Hace más de una década, cuando fui a visitarlo por primera vez a su apacible casa del barrio de Lavapiés, le pregunté por qué había elegido ser biógrafo. Pensó la respuesta durante unos instantes y soltó: “por mi niñera”. Me contó que cuando era niño estaba perdidamente enamorado de Kathleen, una hermosa y cariñosa mujer católica que habían contratado sus padres para cuidarlo a él y a sus hermanos. “Un día, de repente, se fue sin despedirse. Muchos años después mi madre me dijo que le habían ofrecido un trabajo mejor, atendiendo a una anciana rica, y que no había querido decirnos adiós porque se le habría partido el corazón. Bueno, pues esa traumática desaparición fue la que me motivó a escarbar, por ejemplo, en la etapa simbolista de Antonio Machado, cuando en sus versos habla de una compañera perdida para siempre en la infancia”, me explicó. Después de un par de copas de vino, con la mirada vidriosa confesó: “por eso, también, pongo obsesivamente en YouTube el vídeo de Armando Manzanero interpretando "Esta tarde vi llover": ‘Esta tarde vi llover, vi gente correr, ¡y no estabas tú!’ ¡Y no estabas tú! Es para morirse”.
Ahora, fiel a su estilo de centrarse en las anécdotas que importan y en los datos precisos, ha escrito en su autobiografía: “William Wordsworth tenía razón: el niño es padre del hombre, algo que Freud y el psicoanálisis confirmarían después. Hoy sabemos que un niño de cuatro años puede estar locamente enamorado de una persona mayor. Y que, si esta desaparece de su vida sin aviso previo, sin explicación, para no retornar nunca, es capaz de querer morirse”.

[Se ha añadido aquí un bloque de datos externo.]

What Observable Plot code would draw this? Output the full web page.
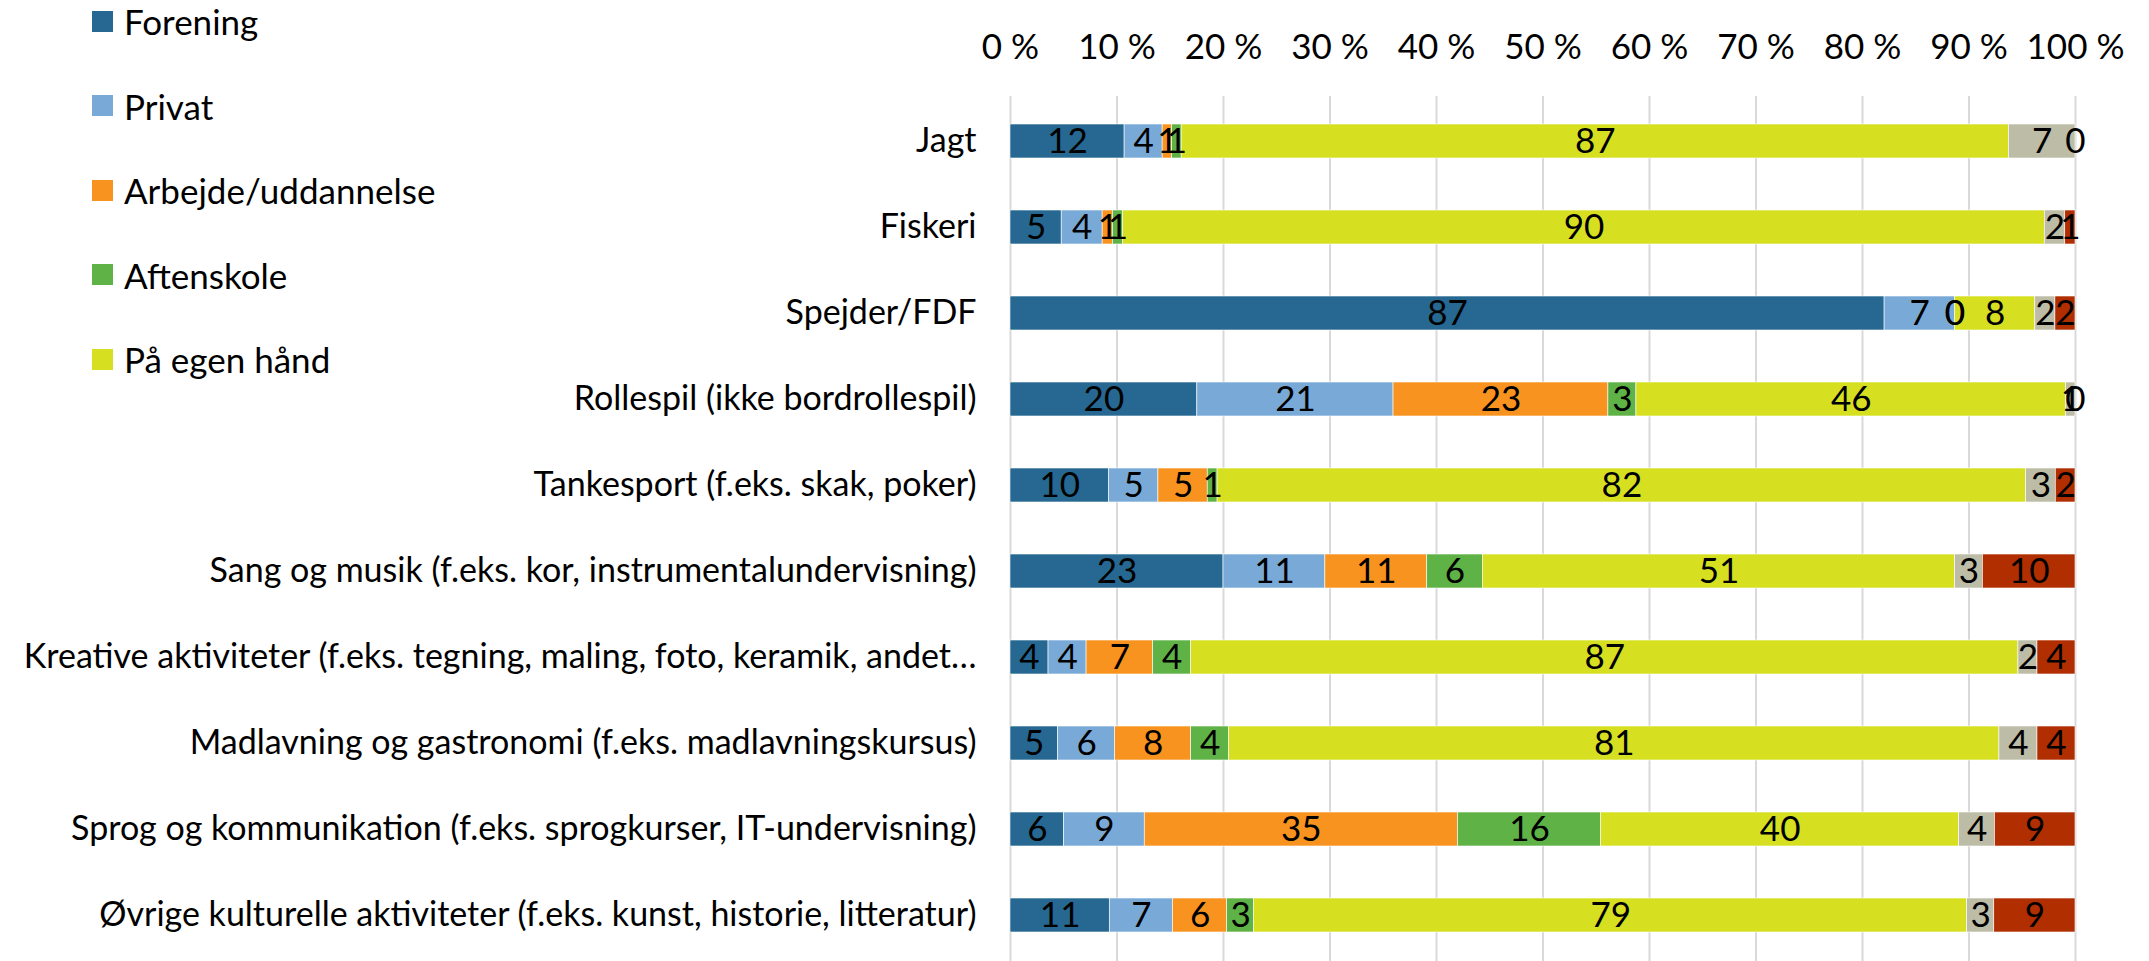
<!DOCTYPE html>
<html><head><meta charset="utf-8">
<script src="https://cdn.jsdelivr.net/npm/d3@7"></script>
<script src="https://cdn.jsdelivr.net/npm/@observablehq/plot@0.6"></script>
<style>
body{margin:0;background:#fff;font-family:Lato,sans-serif;}
#wrap{position:relative;width:2149px;height:961px;}
#legend{position:absolute;left:92px;top:0;}
.item{position:absolute;left:0;height:40px;display:flex;align-items:center;white-space:nowrap;font-size:35px;color:#000;}
.sw{width:21px;height:21px;margin-right:11px;flex:none;}
</style></head><body><div id="wrap"><div id="chart"></div><div id="legend"></div></div>
<script>
const categories = [
  "Jagt",
  "Fiskeri",
  "Spejder/FDF",
  "Rollespil (ikke bordrollespil)",
  "Tankesport (f.eks. skak, poker)",
  "Sang og musik (f.eks. kor, instrumentalundervisning)",
  "Kreative aktiviteter (f.eks. tegning, maling, foto, keramik, andet…",
  "Madlavning og gastronomi (f.eks. madlavningskursus)",
  "Sprog og kommunikation (f.eks. sprogkurser, IT-undervisning)",
  "Øvrige kulturelle aktiviteter (f.eks. kunst, historie, litteratur)"
];
const series = ["Forening", "Privat", "Arbejde/uddannelse", "Aftenskole", "På egen hånd", "Andet", "Ved ikke"];
const colors = ["#266892", "#79aad7", "#f7931e", "#5eb246", "#d6e021", "#bdbca6", "#b02e00"];
const forening   = [12, 5, 87, 20, 10, 23, 4, 5, 6, 11];
const privat     = [4, 4, 7, 21, 5, 11, 4, 6, 9, 7];
const arbejde    = [1, 1, 0, 23, 5, 11, 7, 8, 35, 6];
const aftenskole = [1, 1, 0, 3, 1, 6, 4, 4, 16, 3];
const egenHaand  = [87, 90, 8, 46, 82, 51, 87, 81, 40, 79];
const andet      = [7, 2, 2, 1, 3, 3, 2, 4, 4, 3];
const vedIkke    = [0, 1, 2, 0, 2, 10, 4, 4, 9, 9];
const xTickValues = [0, 0.1, 0.2, 0.3, 0.4, 0.5, 0.6, 0.7, 0.8, 0.9, 1];
const xTickLabels = ["0 %", "10 %", "20 %", "30 %", "40 %", "50 %", "60 %", "70 %", "80 %", "90 %", "100 %"];
const legendItems = ["Forening", "Privat", "Arbejde/uddannelse", "Aftenskole", "På egen hånd"];

const seriesValues = [forening, privat, arbejde, aftenskole, egenHaand, andet, vedIkke];
const data = [];
categories.forEach((c, i) => {
  series.forEach((s, j) => data.push({category: c, series: s, value: seriesValues[j][i]}));
});

const chart = Plot.plot({
  width: 2149,
  height: 961,
  marginLeft: 1010,
  marginRight: 74,
  marginTop: 96,
  marginBottom: 0,
  style: {fontFamily: "Lato, sans-serif", fontSize: "35px", color: "#000", background: "#fff"},
  x: {axis: "top", ticks: xTickValues, tickFormat: (d) => xTickLabels[xTickValues.indexOf(d)], tickSize: 0, tickPadding: 38, label: null},
  y: {domain: categories, paddingInner: 0.6, paddingOuter: 0.3},
  color: {domain: series, range: colors},
  marks: [
    Plot.gridX(xTickValues, {stroke: "#d9d9d9", strokeWidth: 2, strokeOpacity: 1}),
    Plot.axisY({tickSize: 0, tickPadding: 34, fontSize: 34, label: null}),
    Plot.barX(data, Plot.stackX({x: "value", y: "category", fill: "series", offset: "normalize", stroke: "#ffffff", strokeWidth: 0.6})),
    Plot.text(data, Plot.stackX({x: "value", y: "category", z: "series", offset: "normalize", text: (d) => String(d.value), fill: "#000", fontSize: 35}))
  ]
});
document.getElementById("chart").appendChild(chart);

const legend = document.getElementById("legend");
legendItems.forEach((name, i) => {
  const item = document.createElement("div");
  item.className = "item";
  item.style.top = (1 + i * 84.5) + "px";
  const sw = document.createElement("span");
  sw.className = "sw";
  sw.style.background = colors[series.indexOf(name)];
  const t = document.createElement("span");
  t.textContent = name;
  item.appendChild(sw);
  item.appendChild(t);
  legend.appendChild(item);
});
</script>
</body></html>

Ian Gibson podría haber sido un eminente y bien pagado profesor de filología hispánica en Irlanda o en Inglaterra. Si eligió España fue porque aquí encontró su razón de ser: Federico García Lorca. “Sin Lorca no existo”, afirma. “No sabría decir exactamente por qué. Fue algo muy íntimo, muy profundo lo que su poesía me revelaba. Tenía que ver con lo atávico, con algo primitivo, instintivo y telúrico. Debe ser que me enseñó tanto a detectar como a querer liberarme del ambiente puritano que viví de niño en una familia protestante rodeada de católicos”.